24-hour build · Cactus × DeepMind × YC hackathon · April 2026

Lookout.

A distributed multi-camera video RAG system. Every camera embeds locally with Gemma 4 on Cactus; only vectors cross the network. Ask a question in plain English and get back the exact clips, cameras, and seconds the event happened.

Timeline
24 hours · April 2026
Stack
Rust iroh Cactus Gemma 4 React
Focus
On-device AI · Multimodal RAG · P2P
Team
4 builders · 1 weekend
4+cams
concurrent followers
<5s p95
query → answer
~4.5KB
on the wire per clip
0bytes
raw-video egress default
01 · Motivation

Watching many cameras at once, without shipping a single raw frame to the cloud.

Surveillance, robotics, and smart-space deployments keep adding cameras. Operators keep asking the same kinds of questions: when did the package arrive? · who entered the lab between 3 and 5? · which camera last saw the red backpack?

Today they get two options. Ship every raw frame to a cloud vision model — expensive, privacy-hostile, bandwidth-bound, and useless the moment the network blinks. Or stay single-camera with a cheap NVR and lose every cross-feed narrative. Neither holds up the second privacy, latency, or offline operation matters.

Lookout treats every camera as a small edge computer. It captures locally, embeds locally with Gemma 4 on Cactus, and ships only lightweight vectors over a peer-to-peer QUIC link to a central leader. The leader fuses them into a single searchable index you can query in English. Raw clips stay on the follower that recorded them, and are only ever pulled when the operator hits play.

02 · Overview

Three pieces.

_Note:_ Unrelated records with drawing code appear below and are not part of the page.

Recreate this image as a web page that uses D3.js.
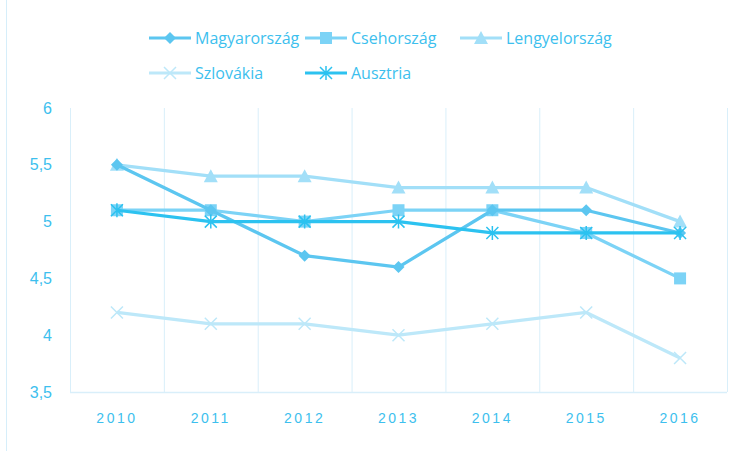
<!DOCTYPE html>
<html>
<head>
<meta charset="utf-8">
<script src="https://cdn.jsdelivr.net/npm/d3@7"></script>
<style>
  body { margin: 0; background: #fff; }
  svg { display: block; font-family: "Open Sans", "Liberation Sans", sans-serif; }
</style>
</head>
<body>
<div id="chart"></div>
<script>
const years = ["2010", "2011", "2012", "2013", "2014", "2015", "2016"];
const magyarorszag = [5.5, 5.1, 4.7, 4.6, 5.1, 5.1, 4.9];
const csehorszag = [5.1, 5.1, 5.0, 5.1, 5.1, 4.9, 4.5];
const lengyelorszag = [5.5, 5.4, 5.4, 5.3, 5.3, 5.3, 5.0];
const szlovakia = [4.2, 4.1, 4.1, 4.0, 4.1, 4.2, 3.8];
const ausztria = [5.1, 5.0, 5.0, 5.0, 4.9, 4.9, 4.9];
const yTicks = [3.5, 4, 4.5, 5, 5.5, 6];

const W = 739, H = 451;
const margin = {top: 108, right: 12, bottom: 59, left: 70};
const width = W - margin.left - margin.right,
      height = H - margin.top - margin.bottom;
const textColor = "#3dbfee";

const series = [
  {name: "Magyarország", values: magyarorszag, color: "#5cc6f0", symbol: "diamond"},
  {name: "Csehország", values: csehorszag, color: "#7cd3f6", symbol: "square"},
  {name: "Lengyelország", values: lengyelorszag, color: "#a2dff8", symbol: "triangle"},
  {name: "Szlovákia", values: szlovakia, color: "#bde8f9", symbol: "x"},
  {name: "Ausztria", values: ausztria, color: "#2cc2f0", symbol: "star"}
];

const svgRoot = d3.select("#chart").append("svg")
  .attr("width", W).attr("height", H);

// outer frame edge
svgRoot.append("line")
  .attr("x1", 6.5).attr("x2", 6.5).attr("y1", 0).attr("y2", H)
  .attr("stroke", "#d6eefa").attr("stroke-width", 1);

const svg = svgRoot.append("g")
  .attr("transform", `translate(${margin.left},${margin.top})`);

const x = d3.scaleBand().domain(years).range([0, width]);
const y = d3.scaleLinear().domain([3.5, 6]).range([height, 0]);

// vertical gridlines at band edges
const edges = years.map(d => x(d)).concat([width]);
svg.selectAll(".vgrid").data(edges).enter().append("line")
  .attr("x1", d => d + 0.5).attr("x2", d => d + 0.5)
  .attr("y1", 0).attr("y2", height)
  .attr("stroke", "#d9effa").attr("stroke-width", 1);

svg.append("line")
  .attr("x1", 0).attr("x2", width)
  .attr("y1", height + 0.5).attr("y2", height + 0.5)
  .attr("stroke", "#d9effa").attr("stroke-width", 1.5);

// axes
const yAxis = svg.append("g")
  .call(d3.axisLeft(y).tickValues(yTicks).tickSize(0).tickPadding(18)
    .tickFormat(d => String(d).replace(".", ",")));
yAxis.select(".domain").remove();
yAxis.selectAll("text").attr("fill", textColor).style("font-size", "16px");

const xAxis = svg.append("g")
  .attr("transform", `translate(0,${height})`)
  .call(d3.axisBottom(x).tickSize(0).tickPadding(21));
xAxis.select(".domain").remove();
xAxis.selectAll("text").attr("fill", textColor)
  .style("font-size", "14px").style("letter-spacing", "2.5px");

const cx = (d, i) => x(years[i]) + x.bandwidth() / 2;

function drawMarker(g, symbol, color) {
  if (symbol === "diamond") {
    g.append("path").attr("d", "M0,-6L6,0L0,6L-6,0Z").attr("fill", color);
  } else if (symbol === "square") {
    g.append("rect").attr("x", -6).attr("y", -6).attr("width", 12).attr("height", 12).attr("fill", color);
  } else if (symbol === "triangle") {
    g.append("path").attr("d", "M0,-7L7,6L-7,6Z").attr("fill", color);
  } else if (symbol === "x") {
    g.append("path").attr("d", "M-6,-6L6,6M-6,6L6,-6").attr("stroke", color).attr("stroke-width", 1.5);
  } else if (symbol === "star") {
    g.append("path").attr("d", "M-6,-6L6,6M-6,6L6,-6M0,-7L0,7")
      .attr("stroke", color).attr("stroke-width", 1.5);
  }
}

const line = d3.line().x(cx).y(d => y(d));

// draw in order (Szlovákia under, then others)
const drawOrder = [3, 2, 1, 0, 4];
drawOrder.forEach(k => {
  const s = series[k];
  svg.append("path")
    .datum(s.values)
    .attr("fill", "none")
    .attr("stroke", s.color)
    .attr("stroke-width", 3.25)
    .attr("stroke-linejoin", "round")
    .attr("d", line);
  s.values.forEach((v, i) => {
    const g = svg.append("g").attr("transform", `translate(${cx(v, i)},${y(v)})`);
    drawMarker(g, s.symbol, s.color);
  });
});

// legend
const legendPos = [
  {x: 149, y: 38}, {x: 305, y: 38}, {x: 460, y: 38},
  {x: 149, y: 73}, {x: 305, y: 73}
];
series.forEach((s, k) => {
  const p = legendPos[k];
  const g = svgRoot.append("g").attr("transform", `translate(${p.x},${p.y})`);
  g.append("line").attr("x1", 0).attr("x2", 42).attr("y1", 0).attr("y2", 0)
    .attr("stroke", s.color).attr("stroke-width", 3);
  const m = g.append("g").attr("transform", "translate(21,0)");
  drawMarker(m, s.symbol, s.color);
  g.append("text").attr("x", 46).attr("y", 0).attr("dy", "0.35em")
    .attr("fill", textColor).style("font-size", "16px").text(s.name);
});
</script>
</body>
</html>
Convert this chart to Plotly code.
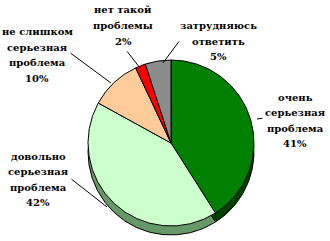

One job: turn cameras into a queryable memory.

A follower lives on every camera. A leader lives on one server. A UI lives in a browser. Everything between them is QUIC.

Follower · edge

The pixel gate.

A process per camera. Captures 1080p @ 15fps and 16 kHz audio, chunks it into 5-second windows, runs Gemma 4 on Cactus to produce one multimodal vector plus a caption, and ships the result to the leader over iroh QUIC.

Raw MP4 sits in a rolling 24-hour local cache. Nothing else leaves.

Leader · server

The index and the answer.

A single Rust binary. Accepts follower connections on cactus/ingest/v1. Persists vectors + metadata into ChromaDB (with a DuckDB sightings sidecar). Serves an HTTP API for the UI and hosts a DVR-style HLS endpoint for replay.

Query synthesis runs Gemma 4 on Cactus on the leader itself — no cloud call for the common path.

UI · browser

Ask. Watch. Cite.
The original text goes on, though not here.